We have a $42 price estimate for Johnson Controls, which is higher than the current market price. The charts have been made using our new, interactive platform. The various driver assumptions can be modified by clicking here for our interactive dashboard on JCI’s Third Quarter Expected Performance, to gauge their impact on the EBITDA and price per share metrics.

Factors That May Impact Performance Going Forward

1. Addition of New Salespeople: During the fourth quarter 2017 earnings conference call, the management had stated its intention of adding 400 salespeople in its Buildings segment, net of attrition in FY 2018. This has already been completed by the end of Q2. The company has noted better than expected productivity as a consequence, which has resulted in increased orders. In the quarter, margins on new orders booked in North America increased approximately 100 basis points year-over-year. Based on this progress, JCI plans to continue to add sales capacity in select regions and businesses, to ensure the business is in a good position heading into FY 2019.

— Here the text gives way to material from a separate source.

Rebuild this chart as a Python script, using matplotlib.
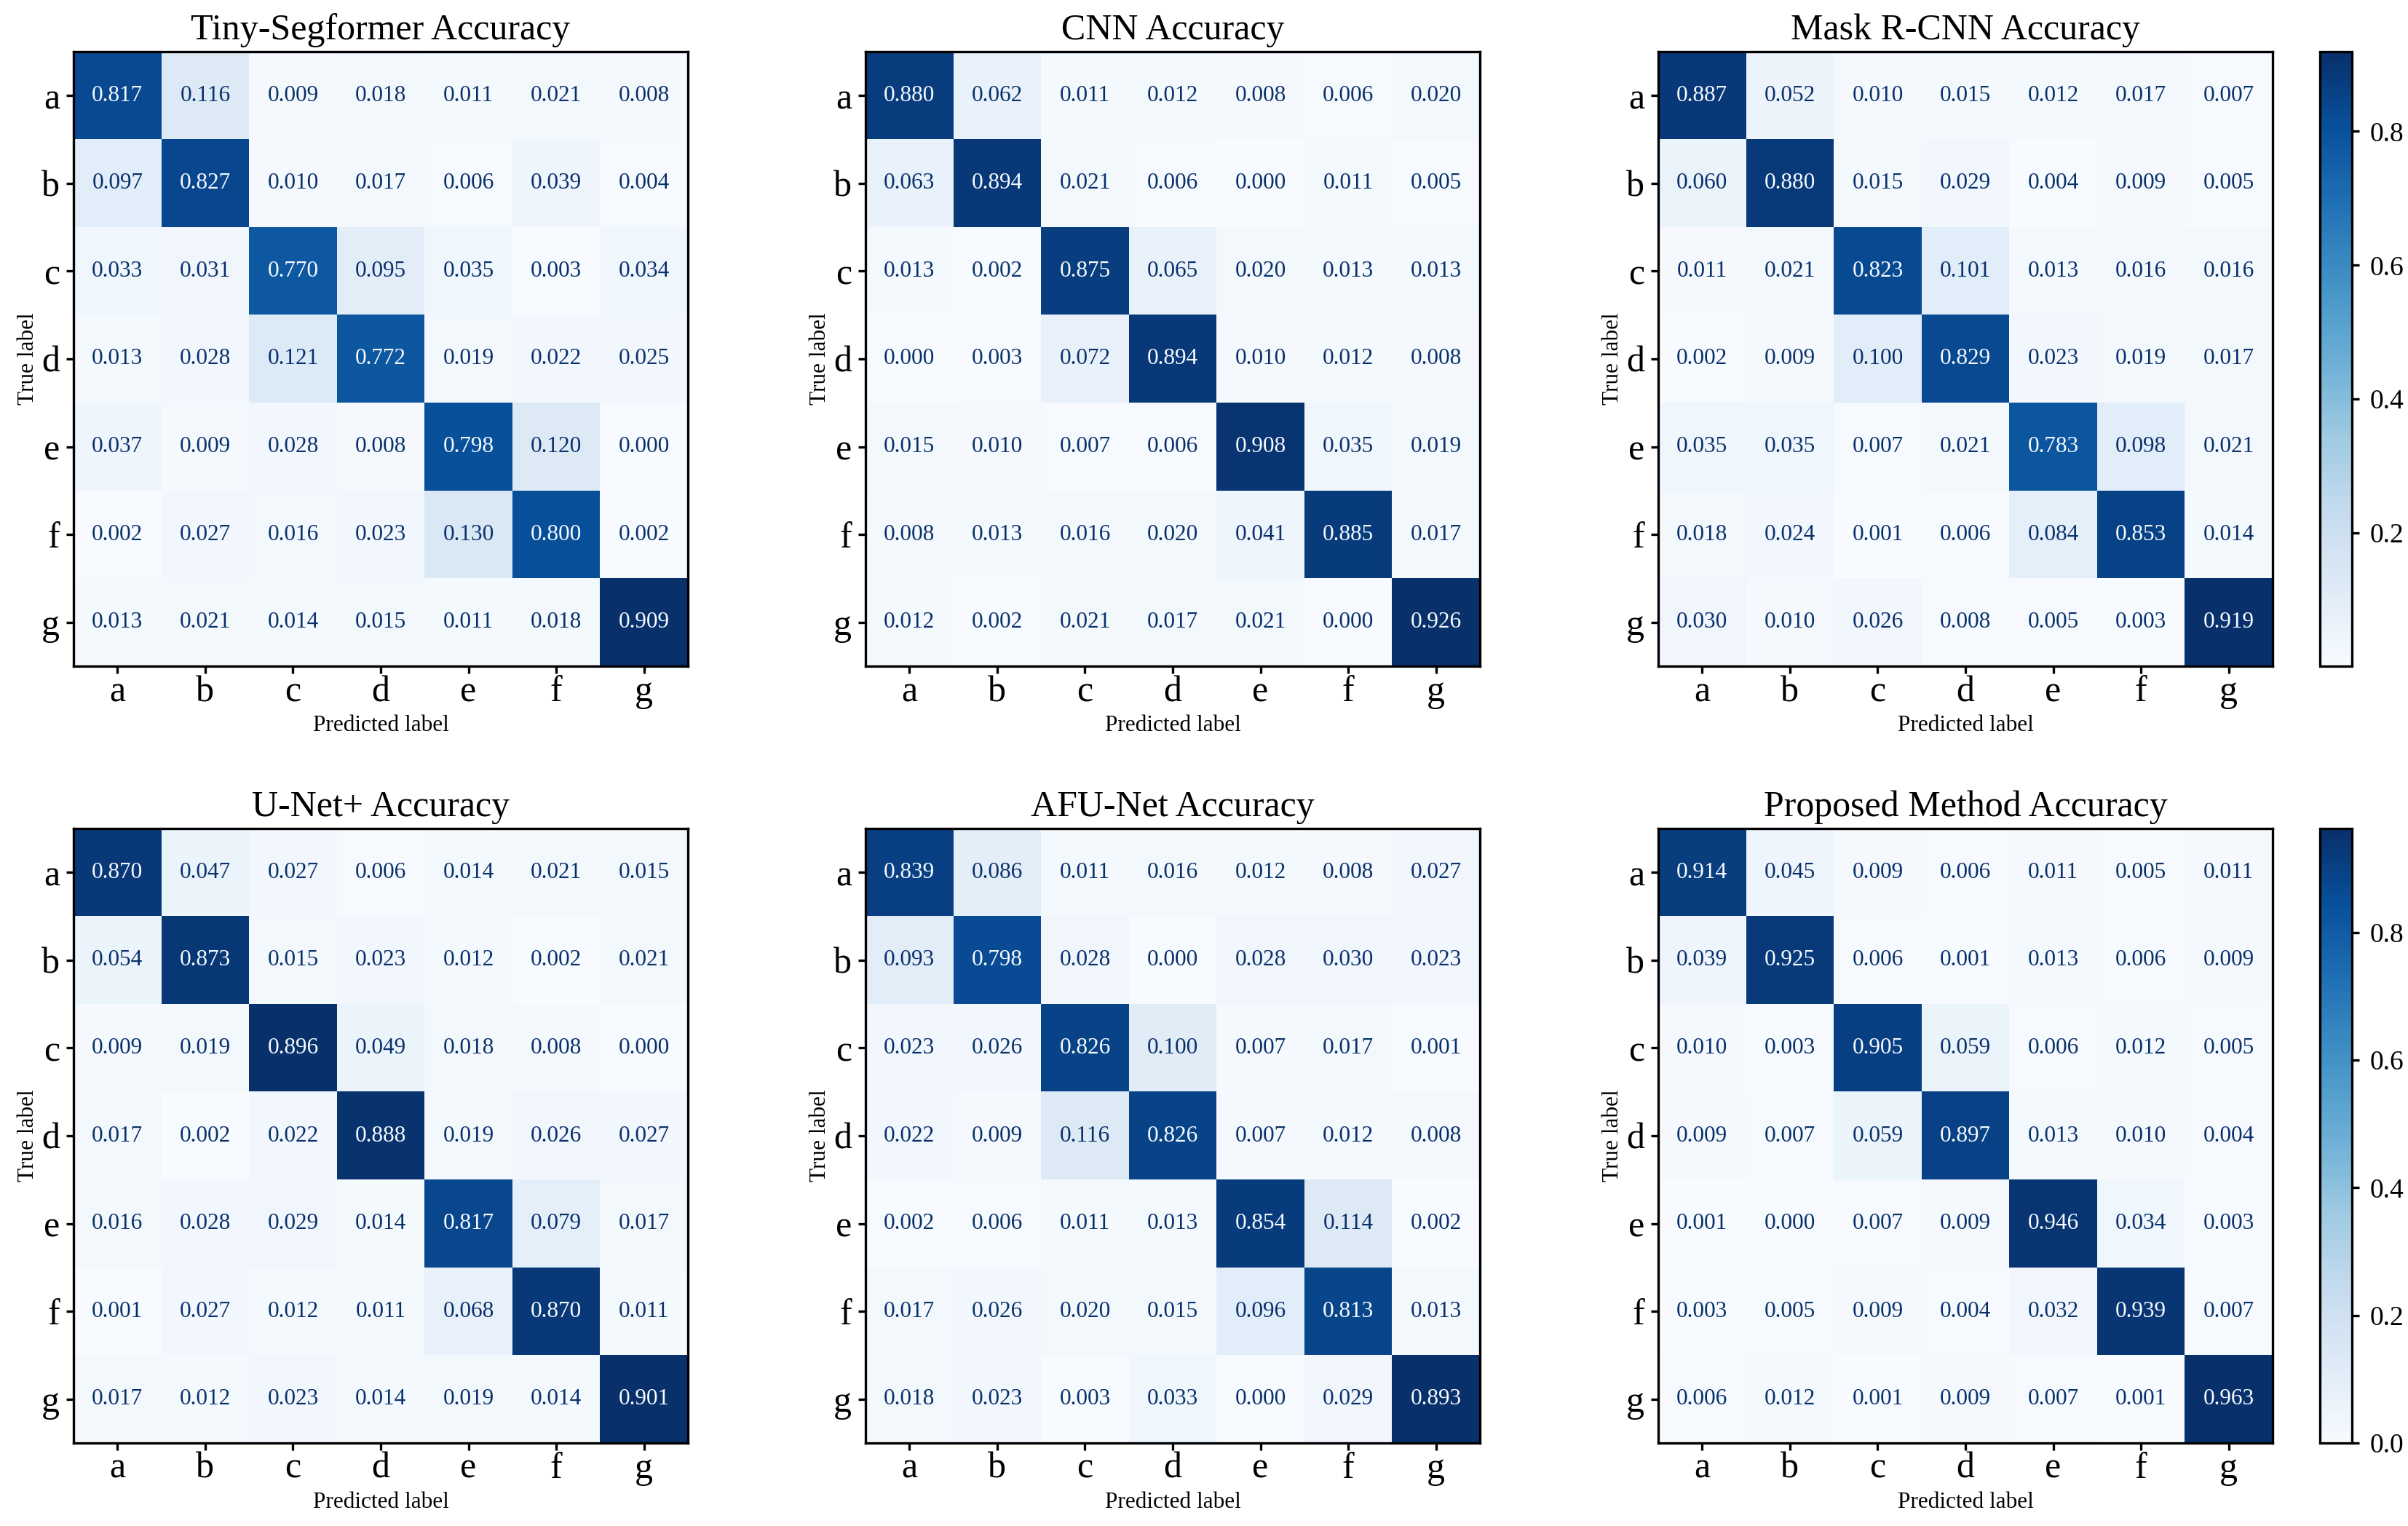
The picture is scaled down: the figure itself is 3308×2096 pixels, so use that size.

2. Synergies and Productivity: JCI committed to a significant restructuring plan in FY 2017 related to cost reduction initiatives. The costs consist primarily of workforce reductions, plant closures, and asset impairments. The company currently estimates that upon completion of the restructuring action, there will be a significant reduction in annual operating costs from continuing operations, which is primarily the result of lower cost of sales and selling, general, and administrative expenses due to reduced employee-related costs, depreciation, and amortization expense. Such measures will result in an improvement in the margins. JCI had an incremental $0.05 of synergy (from Tyco merger and Adient spin-off) and productivity savings in the second quarter, and $0.10 in the first six months, and this is anticipated to increase in the second half. The company expects $250 million or $0.23 of incremental savings in FY 2018. Besides the improvement on the cost side, JCI continues to benefit from cross-selling wins.

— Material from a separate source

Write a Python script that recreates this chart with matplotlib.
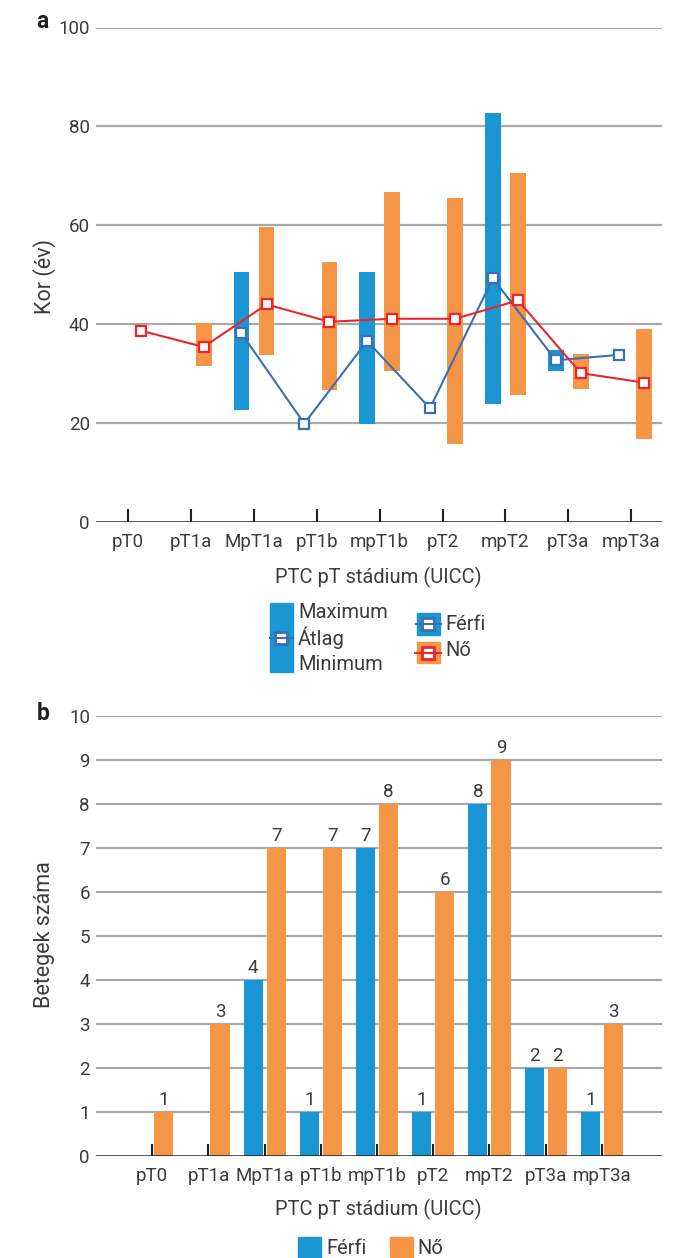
import numpy as np
import matplotlib
matplotlib.use("Agg")
import matplotlib.pyplot as plt
from matplotlib.patches import Rectangle

plt.rcParams['font.family'] = ['Roboto', 'DejaVu Sans']

categories = ['pT0', 'pT1a', 'MpT1a', 'pT1b', 'mpT1b', 'pT2', 'mpT2', 'pT3a', 'mpT3a']
nan = np.nan
# age (years) per stage: min / max / mean
male_min = [nan, nan, 22.6, 19.9, 19.8, 23.0, 23.8, 30.6, 33.8]
male_max = [nan, nan, 50.6, 19.9, 50.6, 23.0, 82.7, 34.8, 33.8]
male_mean = [nan, nan, 38.2, 19.9, 36.6, 23.0, 49.3, 32.7, 33.8]
female_min = [38.7, 31.6, 33.7, 26.6, 30.6, 15.7, 25.6, 26.8, 16.7]
female_max = [38.7, 40.3, 59.7, 52.6, 66.7, 65.5, 70.6, 34.0, 39.1]
female_mean = [38.7, 35.4, 44.0, 40.5, 41.1, 41.1, 44.8, 30.1, 28.2]
# patient counts
male_n = [0, 0, 4, 1, 7, 1, 8, 2, 1]
female_n = [1, 3, 7, 7, 8, 6, 9, 2, 3]

BLUE = '#1a96d4'
ORANGE = '#f49646'
BLUE_LINE = '#3a6fb7'
RED = '#e8262b'
DARK = '#231f20'
GRID = '#a8a9ad'
TXT = '#3c3c3c'
FS = 13.5      # ticks, bar labels
FS_LAB = 14.5  # x labels, legends
FS_Y = 15.5    # y labels

W, H = 694, 1258
fig = plt.figure(figsize=(W / 100, H / 100), dpi=100)


def fx(px):
    return px / W


def fy(py):
    return 1 - py / H


def style_axes(ax, yticks):
    for s in ax.spines.values():
        s.set_visible(False)
    ax.set_yticks(yticks)
    for t in yticks[1:]:
        ax.axhline(t, color=GRID, lw=1.6, zorder=0)
    ax.axhline(0, color=DARK, lw=1.8, zorder=4)
    ax.tick_params(axis='y', length=0, pad=4, labelsize=FS, labelcolor=TXT)
    ax.tick_params(axis='x', direction='in', length=9.5, width=1.5, color=DARK,
                   pad=8, labelsize=FS, labelcolor=TXT)
    ax.set_axisbelow(False)


x = np.arange(len(categories))

# ---- a: age ranges
ax1 = fig.add_axes([fx(95.5), fy(522), (662 - 95.5) / W, (522 - 27.5) / H])
mmin, mmax = np.array(male_min), np.array(male_max)
fmin, fmax = np.array(female_min), np.array(female_max)
ax1.bar(x - 0.2, mmax - mmin, bottom=mmin, width=0.25, color=BLUE, zorder=1)
ax1.bar(x + 0.2, fmax - fmin, bottom=fmin, width=0.25, color=ORANGE, zorder=1)
ax1.plot(x - 0.2, male_mean, color=BLUE_LINE, lw=1.5, marker='s', ms=7,
         mfc='white', mec=BLUE_LINE, mew=1.6, zorder=5)
ax1.plot(x + 0.2, female_mean, color=RED, lw=1.5, marker='s', ms=7,
         mfc='white', mec=RED, mew=1.6, zorder=5)
ax1.set_xlim(-0.52, 8.49)
ax1.set_ylim(0, 100)
ax1.set_xticks(x)
ax1.set_xticklabels(categories)
style_axes(ax1, [0, 20, 40, 60, 80, 100])

# ---- b: counts
ax2 = fig.add_axes([fx(95.5), fy(1156), (662 - 95.5) / W, (1156 - 716) / H])
b1 = ax2.bar(x - 0.205, male_n, width=0.34, color=BLUE, zorder=1)
b2 = ax2.bar(x + 0.205, female_n, width=0.34, color=ORANGE, zorder=1)
ax2.bar_label(b1, labels=['' if v == 0 else str(v) for v in male_n],
              padding=2, fontsize=FS, color=TXT)
ax2.bar_label(b2, labels=['' if v == 0 else str(v) for v in female_n],
              padding=2, fontsize=FS, color=TXT)
ax2.set_xlim(-1.01, 9.07)
ax2.set_ylim(0, 10)
ax2.set_xticks(x)
ax2.set_xticklabels(categories)
style_axes(ax2, list(range(0, 11)))
ax2.tick_params(axis='x', length=9)

# ---- texts and legends (overlay in pixel coords)
ov = fig.add_axes([0, 0, 1, 1])
ov.set_xlim(0, W)
ov.set_ylim(H, 0)
ov.axis('off')

ov.text(42, 22, 'a', fontsize=16.5, fontweight='bold', color=DARK, ha='center', va='center')
ov.text(43, 714, 'b', fontsize=16.5, fontweight='bold', color=DARK, ha='center', va='center')
ov.text(45, 277, 'Kor (év)', fontsize=FS_Y, color=TXT, rotation=90, ha='center', va='center')
ov.text(45, 935, 'Betegek száma', fontsize=FS_Y, color=TXT, rotation=90, ha='center', va='center')
ov.text(378, 577, 'PTC pT stádium (UICC)', fontsize=FS_LAB, color=TXT, ha='center', va='center')
ov.text(378, 1209, 'PTC pT stádium (UICC)', fontsize=FS_LAB, color=TXT, ha='center', va='center')

# legend a
ov.add_patch(Rectangle((270, 603), 23, 69, color=BLUE))
ov.plot([281.5], [637.5], marker='s', ms=8.5, mfc='white', mec=BLUE_LINE, mew=2)
ov.plot([270, 293], [637.5, 637.5], color=BLUE_LINE, lw=1.5)
ov.text(298, 612, 'Maximum', fontsize=FS_LAB, color=TXT, va='center')
ov.text(298, 638, 'Átlag', fontsize=FS_LAB, color=TXT, va='center')
ov.text(298, 665, 'Minimum', fontsize=FS_LAB, color=TXT, va='center')

ov.add_patch(Rectangle((417, 613), 23, 22, color=BLUE))
ov.plot([428.5], [624], marker='s', ms=8.5, mfc='white', mec=BLUE_LINE, mew=2)
ov.plot([416, 441], [624, 624], color=BLUE_LINE, lw=1.5)
ov.text(445, 624, 'Férfi', fontsize=FS_LAB, color=TXT, va='center')
ov.add_patch(Rectangle((417, 642), 23, 21, color=ORANGE))
ov.plot([428.5], [652.5], marker='s', ms=8.5, mfc='white', mec=RED, mew=2)
ov.plot([415, 441], [652.5, 652.5], color=RED, lw=1.5)
ov.text(445, 651, 'Nő', fontsize=FS_LAB, color=TXT, va='center')

# legend b
ov.add_patch(Rectangle((298, 1237), 23, 23, color=BLUE))
ov.text(326, 1249, 'Férfi', fontsize=FS_LAB, color=TXT, va='center')
ov.add_patch(Rectangle((390, 1237), 23, 23, color=ORANGE))
ov.text(417, 1249, 'Nő', fontsize=FS_LAB, color=TXT, va='center')

fig.savefig('out.png', dpi=100)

3. Strategic Review of Power Solutions Business: JCI has stated in the past that it is undertaking a strategic review of its Power Solutions business. This is because the company’s two segments have different dynamics, with a strategic priority given to the strengthening of and investing in its position in the HVAC, fire, and security solutions, and integrated Building Management Systems. Although the company did not reveal any other details regarding this, it did say it is making good progress.

4. Favorable Macroeconomic Environment: Rising GDPs across its key geographic region has resulted in a conducive macroeconomic environment. This has aided the growth in the North American non-residential construction markets. Moreover, the rebound in global oil prices has helped to ease budget constraints in the Middle East, supporting the release of some large infrastructure projects in the region. These trends are expected to continue in the third quarter.

5. Importance of China for Power Solutions: Lower auto production, particularly in the U.S. and Europe, has put pressure on JCI’s industry unit shipments year to date, with the moderate weather weakening the aftermarket demand. Consequently, the global battery shipments declined 5% year-over-year with declines in both OE (Original Equipment) and aftermarket in Q2. On the other hand, China continued to outpace the market, with units up mid-teens and continued strong growth in both OE and aftermarket. Looking ahead, JCI expects production levels to stabilize, given the new business wins in both the spaces. In the second quarter, JCI also witnessed global shipments of start-stop batteries increase 14% year-over-year, with another strong growth quarter in the Americas and China.

6. Impact of Steel and Aluminum Tariffs: JCI is a direct buyer of steel and aluminum totaling approximately $225 million on an annual basis. Given the fact that all of its steel purchases and 70% of its aluminum needs are supplied in-country, the direct impact of the tariffs will be nominal.